**DATASET EXTRACT**

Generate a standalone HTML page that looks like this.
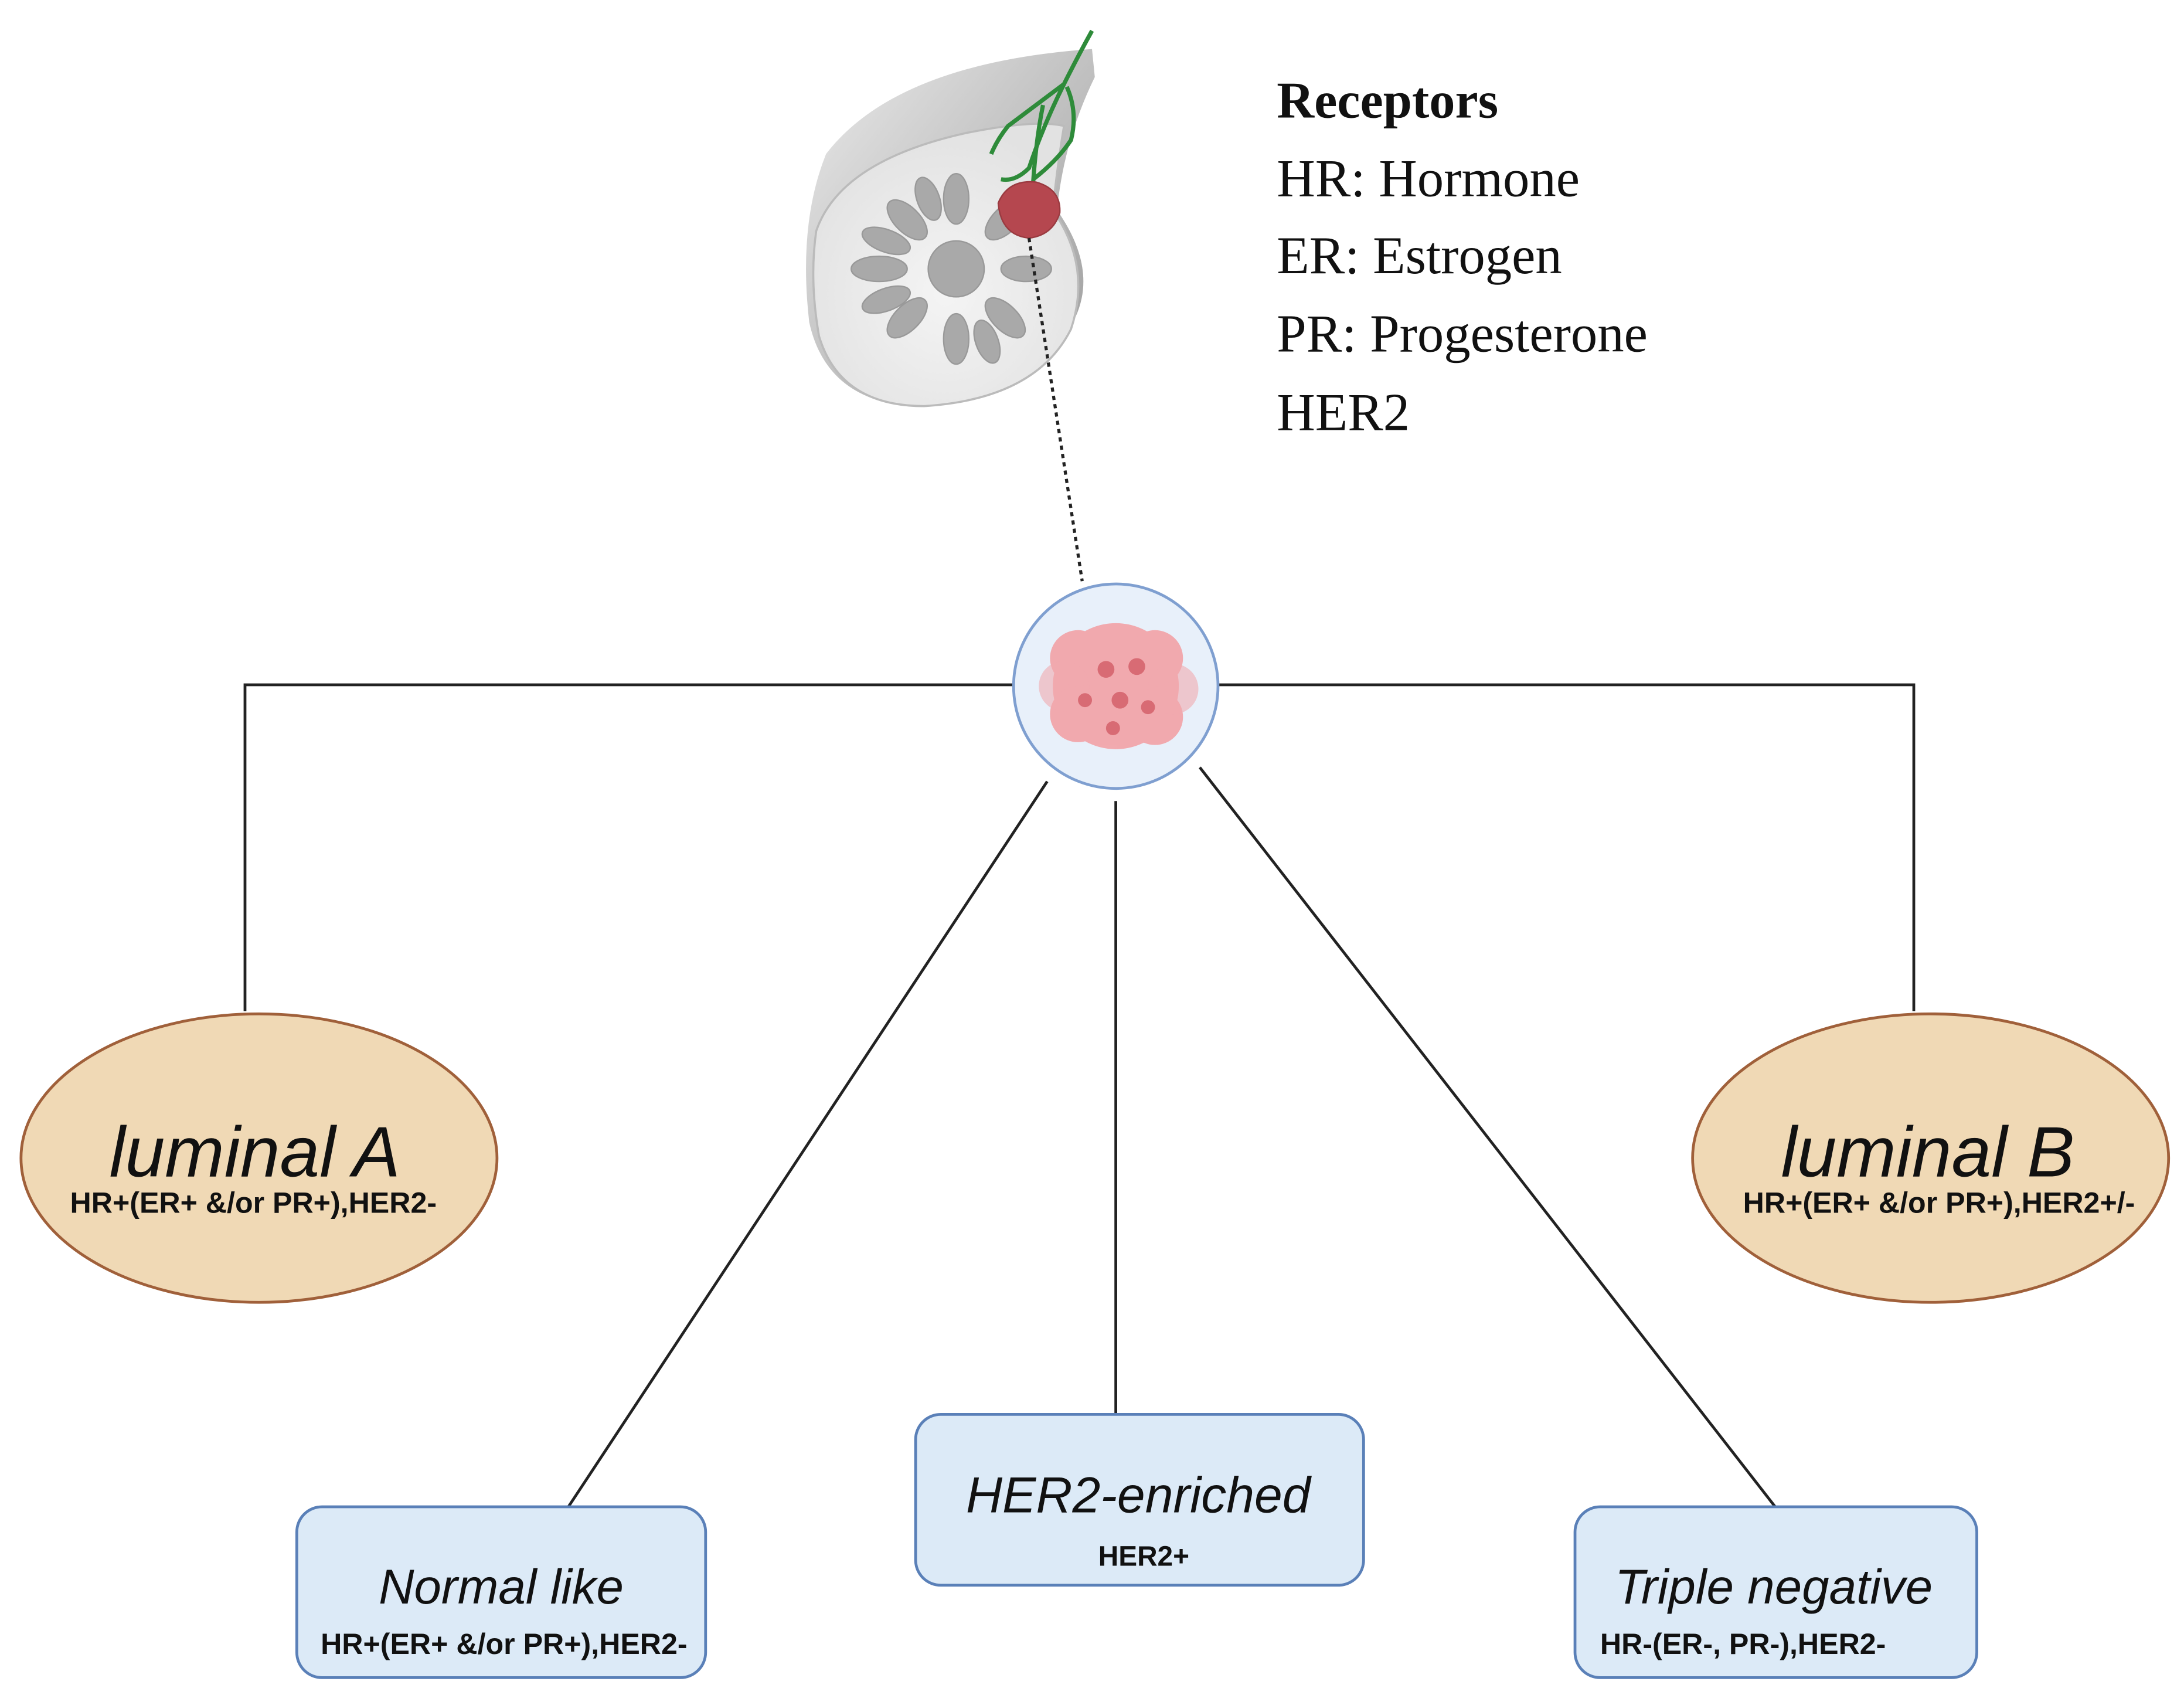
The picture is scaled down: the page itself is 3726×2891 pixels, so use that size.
<!DOCTYPE html>
<html><head><meta charset="utf-8"><style>html,body{margin:0;padding:0;background:#fff}svg{display:block}</style></head>
<body>
<svg width="3726" height="2891" viewBox="0 0 1560 1210.4" xmlns="http://www.w3.org/2000/svg">
<defs>
<radialGradient id="sk" cx="0.5" cy="0.6" r="0.6"><stop offset="0" stop-color="#f4f4f4"/><stop offset="1" stop-color="#e2e2e2"/></radialGradient>
<linearGradient id="sh" x1="0" y1="0" x2="1" y2="1"><stop offset="0" stop-color="#ddd"/><stop offset="1" stop-color="#555"/></linearGradient>
</defs>
<rect width="1560" height="1210.4" fill="#fff"/>
<path d="M590 110 Q640 45 780 35 L782 55 Q760 100 755 150 Q790 200 760 240 Q720 290 650 290 Q590 285 578 230 Q570 160 590 110Z" fill="url(#sh)" opacity="0.6"/>
<path d="M583 165 Q600 115 690 95 Q740 85 760 90 Q755 120 752 150 Q780 190 765 235 Q740 285 660 290 Q600 290 585 240 Q578 200 583 165Z" fill="url(#sk)" stroke="#bbb" stroke-width="1.5"/>
<g fill="#a9a9a9" stroke="#999" stroke-width="1">
<circle cx="683" cy="192" r="20"/>
<g transform="translate(683 192)">
<ellipse cx="0" cy="-50" rx="9" ry="18"/><ellipse cx="35" cy="-35" rx="9" ry="18" transform="rotate(45 35 -35)"/>
<ellipse cx="50" cy="0" rx="18" ry="9"/><ellipse cx="35" cy="35" rx="9" ry="18" transform="rotate(-45 35 35)"/>
<ellipse cx="0" cy="50" rx="9" ry="18"/><ellipse cx="-35" cy="35" rx="9" ry="18" transform="rotate(45 -35 35)"/>
<ellipse cx="-55" cy="0" rx="20" ry="9"/><ellipse cx="-35" cy="-35" rx="9" ry="18" transform="rotate(-45 -35 -35)"/>
<ellipse cx="-20" cy="-50" rx="8" ry="16" transform="rotate(-20 -20 -50)"/><ellipse cx="-50" cy="-20" rx="18" ry="8" transform="rotate(20 -50 -20)"/>
<ellipse cx="-50" cy="22" rx="18" ry="8" transform="rotate(-20 -50 22)"/><ellipse cx="22" cy="52" rx="8" ry="16" transform="rotate(-20 22 52)"/>
</g></g>
<g stroke="#2e8b3a" stroke-width="3" fill="none">
<path d="M780 22 Q770 40 760 60 Q740 75 720 90 Q712 100 708 110"/>
<path d="M760 60 Q745 90 735 120 Q725 130 715 128"/>
<path d="M762 62 Q770 80 765 100 Q755 115 738 128"/>
<path d="M745 75 Q740 100 738 130"/>
</g>
<path d="M713 145 Q720 128 740 130 Q758 135 757 152 Q752 168 735 170 Q715 168 713 145Z" fill="#b5474f" stroke="#9a3a40"/>
<line x1="735" y1="170" x2="773" y2="415" stroke="#222" stroke-width="2.2" stroke-dasharray="3 3"/>
<g stroke="#222" stroke-width="2" fill="none">
<polyline points="175,722 175,489 724,489"/>
<polyline points="870,489 1367,489 1367,722"/>
<line x1="748" y1="558" x2="406" y2="1076"/>
<line x1="797" y1="572" x2="797" y2="1010"/>
<line x1="857" y1="548" x2="1268" y2="1076"/>
</g>
<circle cx="797" cy="490" r="73" fill="#e8f0fa" stroke="#7f9fd0" stroke-width="2"/>
<g fill="#f2a2a6" opacity="0.9">
<circle cx="797" cy="490" r="45"/><circle cx="770" cy="470" r="20"/><circle cx="825" cy="470" r="20"/><circle cx="770" cy="510" r="20"/><circle cx="825" cy="512" r="20"/>
<circle cx="760" cy="490" r="18" opacity="0.6"/><circle cx="838" cy="492" r="18" opacity="0.6"/>
</g>
<g fill="#d86b74"><circle cx="790" cy="478" r="6"/><circle cx="812" cy="476" r="6"/><circle cx="800" cy="500" r="6"/><circle cx="775" cy="500" r="5"/><circle cx="820" cy="505" r="5"/><circle cx="795" cy="520" r="5"/></g>
<ellipse cx="185" cy="827" rx="170" ry="103" fill="#f0d9b5" stroke="#a0603a" stroke-width="2"/>
<ellipse cx="1379" cy="827" rx="170" ry="103" fill="#f0d9b5" stroke="#a0603a" stroke-width="2"/>
<g font-family="Liberation Sans, sans-serif" text-anchor="middle" fill="#111">
<text x="182" y="840" font-size="51" font-style="italic">luminal A</text>
<text x="181" y="866" font-size="21" font-weight="bold">HR+(ER+ &amp;/or PR+),HER2-</text>
<text x="1377" y="840" font-size="51" font-style="italic">luminal B</text>
<text x="1385" y="866" font-size="21" font-weight="bold">HR+(ER+ &amp;/or PR+),HER2+/-</text>
</g>
<g fill="#dceaf7" stroke="#5a80b8" stroke-width="2">
<rect x="212" y="1076" width="292" height="122" rx="18"/>
<rect x="654" y="1010" width="320" height="122" rx="18"/>
<rect x="1125" y="1076" width="287" height="122" rx="18"/>
</g>
<g font-family="Liberation Sans, sans-serif" fill="#111" text-anchor="middle">
<text x="358" y="1145" font-size="35" font-style="italic">Normal like</text>
<text x="360" y="1181" font-size="21" font-weight="bold">HR+(ER+ &amp;/or PR+),HER2-</text>
<text x="813" y="1080" font-size="36" font-style="italic">HER2-enriched</text>
<text x="817" y="1118" font-size="20" font-weight="bold">HER2+</text>
<text x="1267" y="1145" font-size="35" font-style="italic">Triple negative</text>
<text x="1245" y="1181" font-size="21" font-weight="bold">HR-(ER-, PR-),HER2-</text>
</g>
<g font-family="Liberation Serif, serif" fill="#111">
<text x="912" y="84" font-size="37" font-weight="bold">Receptors</text>
<text x="912" y="140" font-size="38">HR: Hormone</text>
<text x="912" y="195" font-size="38">ER: Estrogen</text>
<text x="912" y="251" font-size="38">PR: Progesterone</text>
<text x="912" y="307" font-size="38">HER2</text>
</g>
</svg>
</body></html>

**DIRECTIONS**
Output the material word for word, omitting its pictures.

**EXERCISE SOLUTION**
Generate a standalone HTML page that looks like this.
The picture is scaled down: the page itself is 3726×2891 pixels, so use that size.
<!DOCTYPE html>
<html><head><meta charset="utf-8"><style>html,body{margin:0;padding:0;background:#fff}svg{display:block}</style></head>
<body>
<svg width="3726" height="2891" viewBox="0 0 1560 1210.4" xmlns="http://www.w3.org/2000/svg">
<defs>
<radialGradient id="sk" cx="0.5" cy="0.6" r="0.6"><stop offset="0" stop-color="#f4f4f4"/><stop offset="1" stop-color="#e2e2e2"/></radialGradient>
<linearGradient id="sh" x1="0" y1="0" x2="1" y2="1"><stop offset="0" stop-color="#ddd"/><stop offset="1" stop-color="#555"/></linearGradient>
</defs>
<rect width="1560" height="1210.4" fill="#fff"/>
<path d="M590 110 Q640 45 780 35 L782 55 Q760 100 755 150 Q790 200 760 240 Q720 290 650 290 Q590 285 578 230 Q570 160 590 110Z" fill="url(#sh)" opacity="0.6"/>
<path d="M583 165 Q600 115 690 95 Q740 85 760 90 Q755 120 752 150 Q780 190 765 235 Q740 285 660 290 Q600 290 585 240 Q578 200 583 165Z" fill="url(#sk)" stroke="#bbb" stroke-width="1.5"/>
<g fill="#a9a9a9" stroke="#999" stroke-width="1">
<circle cx="683" cy="192" r="20"/>
<g transform="translate(683 192)">
<ellipse cx="0" cy="-50" rx="9" ry="18"/><ellipse cx="35" cy="-35" rx="9" ry="18" transform="rotate(45 35 -35)"/>
<ellipse cx="50" cy="0" rx="18" ry="9"/><ellipse cx="35" cy="35" rx="9" ry="18" transform="rotate(-45 35 35)"/>
<ellipse cx="0" cy="50" rx="9" ry="18"/><ellipse cx="-35" cy="35" rx="9" ry="18" transform="rotate(45 -35 35)"/>
<ellipse cx="-55" cy="0" rx="20" ry="9"/><ellipse cx="-35" cy="-35" rx="9" ry="18" transform="rotate(-45 -35 -35)"/>
<ellipse cx="-20" cy="-50" rx="8" ry="16" transform="rotate(-20 -20 -50)"/><ellipse cx="-50" cy="-20" rx="18" ry="8" transform="rotate(20 -50 -20)"/>
<ellipse cx="-50" cy="22" rx="18" ry="8" transform="rotate(-20 -50 22)"/><ellipse cx="22" cy="52" rx="8" ry="16" transform="rotate(-20 22 52)"/>
</g></g>
<g stroke="#2e8b3a" stroke-width="3" fill="none">
<path d="M780 22 Q770 40 760 60 Q740 75 720 90 Q712 100 708 110"/>
<path d="M760 60 Q745 90 735 120 Q725 130 715 128"/>
<path d="M762 62 Q770 80 765 100 Q755 115 738 128"/>
<path d="M745 75 Q740 100 738 130"/>
</g>
<path d="M713 145 Q720 128 740 130 Q758 135 757 152 Q752 168 735 170 Q715 168 713 145Z" fill="#b5474f" stroke="#9a3a40"/>
<line x1="735" y1="170" x2="773" y2="415" stroke="#222" stroke-width="2.2" stroke-dasharray="3 3"/>
<g stroke="#222" stroke-width="2" fill="none">
<polyline points="175,722 175,489 724,489"/>
<polyline points="870,489 1367,489 1367,722"/>
<line x1="748" y1="558" x2="406" y2="1076"/>
<line x1="797" y1="572" x2="797" y2="1010"/>
<line x1="857" y1="548" x2="1268" y2="1076"/>
</g>
<circle cx="797" cy="490" r="73" fill="#e8f0fa" stroke="#7f9fd0" stroke-width="2"/>
<g fill="#f2a2a6" opacity="0.9">
<circle cx="797" cy="490" r="45"/><circle cx="770" cy="470" r="20"/><circle cx="825" cy="470" r="20"/><circle cx="770" cy="510" r="20"/><circle cx="825" cy="512" r="20"/>
<circle cx="760" cy="490" r="18" opacity="0.6"/><circle cx="838" cy="492" r="18" opacity="0.6"/>
</g>
<g fill="#d86b74"><circle cx="790" cy="478" r="6"/><circle cx="812" cy="476" r="6"/><circle cx="800" cy="500" r="6"/><circle cx="775" cy="500" r="5"/><circle cx="820" cy="505" r="5"/><circle cx="795" cy="520" r="5"/></g>
<ellipse cx="185" cy="827" rx="170" ry="103" fill="#f0d9b5" stroke="#a0603a" stroke-width="2"/>
<ellipse cx="1379" cy="827" rx="170" ry="103" fill="#f0d9b5" stroke="#a0603a" stroke-width="2"/>
<g font-family="Liberation Sans, sans-serif" text-anchor="middle" fill="#111">
<text x="182" y="840" font-size="51" font-style="italic">luminal A</text>
<text x="181" y="866" font-size="21" font-weight="bold">HR+(ER+ &amp;/or PR+),HER2-</text>
<text x="1377" y="840" font-size="51" font-style="italic">luminal B</text>
<text x="1385" y="866" font-size="21" font-weight="bold">HR+(ER+ &amp;/or PR+),HER2+/-</text>
</g>
<g fill="#dceaf7" stroke="#5a80b8" stroke-width="2">
<rect x="212" y="1076" width="292" height="122" rx="18"/>
<rect x="654" y="1010" width="320" height="122" rx="18"/>
<rect x="1125" y="1076" width="287" height="122" rx="18"/>
</g>
<g font-family="Liberation Sans, sans-serif" fill="#111" text-anchor="middle">
<text x="358" y="1145" font-size="35" font-style="italic">Normal like</text>
<text x="360" y="1181" font-size="21" font-weight="bold">HR+(ER+ &amp;/or PR+),HER2-</text>
<text x="813" y="1080" font-size="36" font-style="italic">HER2-enriched</text>
<text x="817" y="1118" font-size="20" font-weight="bold">HER2+</text>
<text x="1267" y="1145" font-size="35" font-style="italic">Triple negative</text>
<text x="1245" y="1181" font-size="21" font-weight="bold">HR-(ER-, PR-),HER2-</text>
</g>
<g font-family="Liberation Serif, serif" fill="#111">
<text x="912" y="84" font-size="37" font-weight="bold">Receptors</text>
<text x="912" y="140" font-size="38">HR: Hormone</text>
<text x="912" y="195" font-size="38">ER: Estrogen</text>
<text x="912" y="251" font-size="38">PR: Progesterone</text>
<text x="912" y="307" font-size="38">HER2</text>
</g>
</svg>
</body></html>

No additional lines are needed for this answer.